Evaluation of separation properties of a modified strong cation exchange material named MEX and its application in 2D-MEX × C18 system to separate peptides from scorpion venom.

Peptides from scorpion venom represent one of the most promising drug sources for drug discovery for some specific diseases. Current challenges in their separation include high complexity, high homologies and the huge range of peptides. In this paper, a modified strong cation exchange material, named MEX, was utilised for the two-dimensional separation of peptides from complex scorpion venom. The silica-based MEX column was bonded with two functional groups; benzenesulfonic acid and cyanopropyl. To better understand its separation mechanisms, seven standard peptides with different properties were employed in an evaluation study, the results of which showed that two interactions were involved in the MEX column: electrostatic interactions based on benzenesulfonic acid groups dominated the separation of peptides; weak hydrophobic interactions introduced by cyanopropyl groups increased the column's selectivity for peptides with the same charge.

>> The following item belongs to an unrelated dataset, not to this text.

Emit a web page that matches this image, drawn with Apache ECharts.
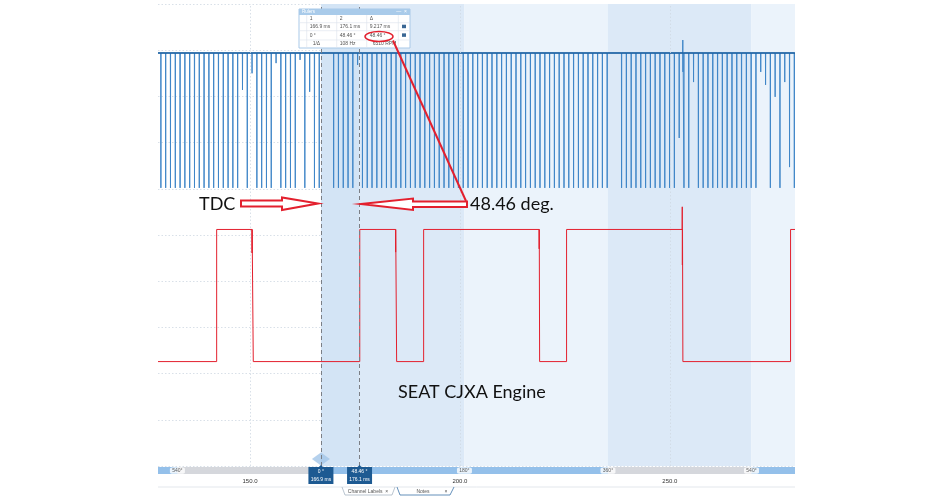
<!DOCTYPE html>
<html>
<head>
<meta charset="utf-8">
<script src="https://cdn.jsdelivr.net/npm/echarts@6/dist/echarts.min.js"></script>
<style>html,body{margin:0;padding:0;background:#fff}#c{width:952px;height:500px}</style>
</head>
<body>
<div id="c"></div>
<script>
// ---- data ----
const timeTicks = [150, 200, 250];               // ms
const crankBase = 8.94, crankLow = 6.02;          // blue trace levels (grid units)
const crankTeeth = [128.79,129.93,131.07,132.22,133.36,134.50,135.65,136.79,137.93,139.07,140.22,141.36,142.50,143.65,144.79,145.93,147.07,148.22,149.36,150.50,151.65,152.79,153.93,155.07,156.22,157.36,158.50,159.65,160.79,161.93,163.07,164.22,165.36,166.50,
169.93,171.07,172.22,173.36,174.50,175.64,176.79,177.93,179.07,180.22,181.36,182.50,183.64,184.79,185.93,187.07,188.22,189.36,190.50,191.64,192.79,193.93,195.07,196.22,197.36,198.50,199.64,200.79,201.93,203.07,204.22,205.36,206.50,207.64,208.79,209.93,211.07,212.22,213.36,214.50,215.64,216.79,217.93,219.07,220.22,221.36,222.50,223.64,224.79,225.93,227.07,228.22,229.36,230.50,231.64,232.79,233.93,235.07,
238.50,239.64,240.79,241.93,243.07,244.22,245.36,246.50,247.64,248.79,249.93,251.07,252.22,253.36,254.50,255.64,256.79,257.93,259.07,260.22,261.36,262.50,263.64,264.79,265.93,267.07,268.22,269.36,270.50,271.64,272.79,273.93,275.07,276.22,277.36,278.50,279.64];
const crankShort = [[148.22,8.14],[150.50,8.5],[156.22,8.72],[161.93,8.79],[164.22,8.1],[175.64,8.68],[252.22,7.1],[255.64,8.31],[271.64,8.53],[272.79,8.25],[275.07,7.99],[277.36,8.31],[278.50,6.47]];
const crankGlitch = [[253.05,8.94],[253.08,9.22],[253.12,8.53],[253.15,8.94]];
const camSignal = [[128.1,2.26],[142.07,2.26],[142.07,5.12],[150.48,5.12],[150.5,4.61],[150.52,5.12],[150.79,5.12],[150.79,2.26],
[176.15,2.26],[176.15,5.12],[184.67,5.12],[184.69,4.63],[184.71,5.12],[184.93,5.12],[184.93,2.26],[191.36,2.26],[191.36,5.12],
[218.86,5.12],[218.88,4.7],[218.9,5.12],[218.98,5.12],[218.98,2.26],[225.40,2.26],[225.40,5.12],
[252.92,5.12],[252.95,5.61],[252.98,4.35],[253.01,5.12],[253.10,5.12],[253.10,2.26],[278.74,2.26],[278.74,5.12],[279.8,5.12]];
const cursorTimes = [166.9, 176.1];
const cursorAngles = ['0 °', '48.46 °'];
const cursorLabels = ['166.9 ms', '176.1 ms'];
const angleTimes = [132.72, 201.08, 235.26, 269.44];
const angleLabels = ['540°', '180°', '360°', '540°'];
const rulerHeader = ['1', '2', 'Δ'];
const rulerTimes = ['166.9 ms', '176.1 ms', '9.217 ms'];
const rulerAngles = ['0 °', '48.46 °', '48.46 °'];
const rulerFreq = ['1/Δ', '108 Hz', '6510 RPM'];
const xMin = 128.1, xMax = 279.8;

// ---- build trace data ----
const shortMap = {};
crankShort.forEach(p => { shortMap[p[0].toFixed(2)] = p[1]; });
let crank = [];
crankTeeth.forEach(t => {
  const low = shortMap[t.toFixed(2)] !== undefined ? shortMap[t.toFixed(2)] : crankLow;
  crank.push([t - 0.03, crankBase], [t, low], [t + 0.03, crankBase]);
});
crank = crank.concat(crankGlitch);
crank.sort((a, b) => a[0] - b[0]);
crank.unshift([xMin, crankBase]);
crank.push([xMax, crankBase]);

const chart = echarts.init(document.getElementById('c'));
const RED = '#e3202e';
const smallFont = 'Liberation Sans';

const bandColors = ['#d3e4f5', '#dce9f7', '#ebf3fb', '#dce9f7', '#ebf3fb'];
const bandEdges = [cursorTimes[0], cursorTimes[1], angleTimes[1], angleTimes[2], angleTimes[3], xMax];
const bands = [];
for (let i = 0; i < bandEdges.length - 1; i++) {
  bands.push([{ xAxis: bandEdges[i], itemStyle: { color: bandColors[i] } }, { xAxis: bandEdges[i + 1] }]);
}

const barSegs = [[xMin, angleTimes[0]], [cursorTimes[0], angleTimes[2]], [angleTimes[3], xMax]];

// ruler table graphic
const bx = 299, by = 9;
const colX = [bx, bx + 7.7, bx + 37.7, bx + 67.7, bx + 99.3, bx + 111];
const rowY = [by, by + 6, by + 13.7, by + 21.7, by + 31, by + 39];
const tbl = [];
tbl.push({ type: 'rect', shape: { x: bx, y: by, width: 111, height: 39 }, style: { fill: '#fff', stroke: '#a9c9e8', lineWidth: 1 } });
tbl.push({ type: 'rect', shape: { x: bx, y: by, width: 111, height: 6 }, style: { fill: '#a9cbea' } });
tbl.push({ type: 'text', style: { text: 'Rulers', x: bx + 3, y: by + 3, font: '4.5px ' + smallFont, fill: '#fff', textVerticalAlign: 'middle' } });
tbl.push({ type: 'text', style: { text: '—  ×', x: bx + 108, y: by + 3, font: '5px ' + smallFont, fill: '#fff', textAlign: 'right', textVerticalAlign: 'middle' } });
for (let r = 2; r < rowY.length - 1; r++) tbl.push({ type: 'line', shape: { x1: bx, y1: rowY[r], x2: bx + 111, y2: rowY[r] }, style: { stroke: '#dbe3ec', lineWidth: 0.6 } });
for (let c = 1; c < colX.length - 1; c++) tbl.push({ type: 'line', shape: { x1: colX[c], y1: rowY[1], x2: colX[c], y2: rowY[5] }, style: { stroke: '#dbe3ec', lineWidth: 0.6 } });
const rows = [rulerHeader, rulerTimes, rulerAngles, rulerFreq];
rows.forEach((row, r) => {
  row.forEach((txt, c) => {
    tbl.push({ type: 'text', style: { text: txt, x: colX[c + 1] + (r === 3 && c !== 1 ? 6 : 3), y: (rowY[r + 1] + rowY[r + 2]) / 2, font: '5px ' + smallFont, fill: '#555', textVerticalAlign: 'middle' } });
  });
});
[1, 2].forEach(r => tbl.push({ type: 'rect', shape: { x: bx + 103, y: (rowY[r + 1] + rowY[r + 2]) / 2 - 2, width: 4, height: 3.5 }, style: { fill: '#3a6794' } }));

const graphics = [
  { type: 'line', z: 90, shape: { x1: 158, y1: 487, x2: 795, y2: 487 }, style: { stroke: '#e3e7ec', lineWidth: 1 } },
  { type: 'polyline', z: 91, shape: { points: [[342, 487], [345, 495], [392, 495], [395, 487]] }, style: { stroke: '#a8b6c4', fill: null, lineWidth: 0.8 } },
  { type: 'text', z: 92, style: { text: 'Channel Labels  ×', x: 368, y: 491.5, font: '5px ' + smallFont, fill: '#555', textAlign: 'center', textVerticalAlign: 'middle' } },
  { type: 'polyline', z: 91, shape: { points: [[397, 487], [400, 495], [450, 495], [454, 487]] }, style: { stroke: '#3c74a8', fill: null, lineWidth: 0.8 } },
  { type: 'text', z: 92, style: { text: 'Notes', x: 423, y: 491.5, font: '5px ' + smallFont, fill: '#555', textAlign: 'center', textVerticalAlign: 'middle' } },
  { type: 'text', z: 92, style: { text: '×', x: 446, y: 491.5, font: '5px ' + smallFont, fill: '#555', textAlign: 'center', textVerticalAlign: 'middle' } },
  { type: 'group', z: 100, children: tbl.map(e => Object.assign({ z: 100 }, e)) },
  { type: 'ellipse', z: 110, shape: { cx: 379, cy: 36.5, rx: 14, ry: 5 }, style: { fill: null, stroke: RED, lineWidth: 1.5 } },
  { type: 'line', z: 110, shape: { x1: 393, y1: 40.5, x2: 466, y2: 201 }, style: { stroke: RED, lineWidth: 2 } },
  { type: 'polygon', z: 110, shape: { points: [[241, 200.5], [282, 200.5], [282, 197.5], [318, 203.5], [282, 210], [282, 206.5], [241, 206.5]] }, style: { fill: '#fff', stroke: RED, lineWidth: 2 } },
  { type: 'polygon', z: 110, shape: { points: [[361, 204], [413, 198.5], [413, 201.5], [467, 201.5], [467, 207], [413, 207], [413, 210]] }, style: { fill: '#fff', stroke: RED, lineWidth: 2 } },
  { type: 'text', z: 111, style: { text: 'TDC', x: 199, y: 204, font: '18px Lato', fill: '#111', textVerticalAlign: 'middle' } },
  { type: 'text', z: 111, style: { text: '48.46 deg.', x: 470, y: 204, font: '18px Lato', fill: '#111', textVerticalAlign: 'middle' } },
  { type: 'text', z: 111, style: { text: 'SEAT CJXA Engine', x: 398, y: 392, font: '18px Lato', fill: '#111', textVerticalAlign: 'middle' } }
];

const option = {
  animation: false,
  backgroundColor: '#fff',
  grid: [
    { left: 158, right: 157, top: 4, bottom: 34 },
    { left: 158, right: 157, top: 467, height: 7, show: true, backgroundColor: '#d5d7dc', borderWidth: 0 }
  ],
  xAxis: [
    { gridIndex: 0, type: 'value', min: xMin, max: xMax, axisLine: { show: false }, axisTick: { show: false }, axisLabel: { show: false }, splitLine: { show: false } },
    { gridIndex: 1, type: 'value', min: xMin, max: xMax, axisLine: { show: false }, axisTick: { show: false }, splitLine: { show: false },
      axisLabel: { customValues: timeTicks, formatter: v => v.toFixed(1), fontSize: 6, color: '#333', margin: 4, fontFamily: smallFont } }
  ],
  yAxis: [
    { gridIndex: 0, type: 'value', min: 0, max: 10, interval: 1, axisLine: { show: false }, axisTick: { show: false }, axisLabel: { show: false },
      splitLine: { lineStyle: { color: '#cfd8e2', type: [1.5, 2], width: 0.8 } } },
    { gridIndex: 1, type: 'value', min: 0, max: 1, show: false }
  ],
  series: [
    { type: 'line', xAxisIndex: 0, yAxisIndex: 0, data: [], silent: true, z: -1,
      markArea: { silent: true, data: bands },
      markLine: { silent: true, symbol: 'none', label: { show: false }, lineStyle: { color: '#cfd8e2', type: [1.5, 2], width: 0.8 }, data: timeTicks.map(t => ({ xAxis: t })) } },
    { name: 'crank', type: 'line', xAxisIndex: 0, yAxisIndex: 0, data: crank, showSymbol: false, symbol: 'none', lineStyle: { color: '#3f86c8', width: 1 }, z: 3 },
    { name: 'crankBaseline', type: 'line', xAxisIndex: 0, yAxisIndex: 0, data: [[xMin, crankBase], [xMax, crankBase]], showSymbol: false, symbol: 'none', lineStyle: { color: '#1b5f9f', width: 1.6 }, z: 3 },
    { name: 'cam', type: 'line', xAxisIndex: 0, yAxisIndex: 0, data: camSignal, showSymbol: false, symbol: 'none', lineStyle: { color: RED, width: 1 }, z: 3 },
    { type: 'line', xAxisIndex: 0, yAxisIndex: 0, data: [], silent: true, z: 5,
      markLine: { silent: true, symbol: 'none', label: { show: false }, lineStyle: { color: '#7b7f86', type: [4, 3], width: 1 }, data: cursorTimes.map(t => ({ xAxis: t })) } },
    { type: 'scatter', xAxisIndex: 0, yAxisIndex: 0, data: [[cursorTimes[0], 0.15]], symbol: 'diamond', symbolSize: [18, 13], itemStyle: { color: '#a3c6e9' }, silent: true, z: 4 },
    { type: 'line', xAxisIndex: 1, yAxisIndex: 1, data: [], silent: true,
      markArea: { silent: true, itemStyle: { color: '#94c0ea' }, data: barSegs.map(s => [{ xAxis: s[0] }, { xAxis: s[1] }]) } },
    { type: 'scatter', xAxisIndex: 1, yAxisIndex: 1, data: angleTimes.map((t, i) => [t, 0.5, angleLabels[i]]), symbol: 'roundRect', symbolSize: [15, 6.5],
      itemStyle: { color: '#fff' }, silent: true, z: 6,
      label: { show: true, position: 'inside', formatter: p => p.data[2], fontSize: 5, color: '#333', fontFamily: smallFont } }
  ],
  graphic: graphics
};
chart.setOption(option);

// cursor boxes positioned through the x scale
const boxes = [];
cursorTimes.forEach((t, i) => {
  const px = chart.convertToPixel({ xAxisIndex: 1 }, t);
  boxes.push({ type: 'polygon', z: 120, shape: { points: [[px - 12.5, 467], [px - 2, 467], [px, 465], [px + 2, 467], [px + 12.5, 467], [px + 12.5, 484], [px - 12.5, 484]] }, style: { fill: '#1d5a92' } });
  boxes.push({ type: 'text', z: 121, style: { text: cursorAngles[i], x: px, y: 471.5, font: '5px ' + smallFont, fill: '#fff', textAlign: 'center', textVerticalAlign: 'middle' } });
  boxes.push({ type: 'text', z: 121, style: { text: cursorLabels[i], x: px, y: 479.5, font: '5px ' + smallFont, fill: '#fff', textAlign: 'center', textVerticalAlign: 'middle' } });
});
chart.setOption({ graphic: graphics.concat(boxes) });
</script>
</body>
</html>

This characteristic allowed the MEX column to overcome some of the drawbacks of traditional strong cation exchange (SCX) columns. Furthermore, the study showed the great effects of the acetonitrile (ACN) content, the sodium perchlorate (NaClO4) concentration and the buffer pH in the mobile phase on the peptides' retention and separation selectivity on the MEX column. Subsequently, the MEX column was combined with a C18 column to establish an off-line 2D-MEX × C18 system to separate peptides from scorpion Buthus martensi Karsch (BmK) venom. Due to complementary separation mechanisms in each dimension, a high orthogonality of 47.62% was achieved. Moreover, a good loading capacity, excellent stability and repeatability were exhibited by the MEX column, which are beneficial for its use in future preparation experiments. Therefore, the MEX column could be an alternative to the traditional SCX columns for the separation of peptides from scorpion venom.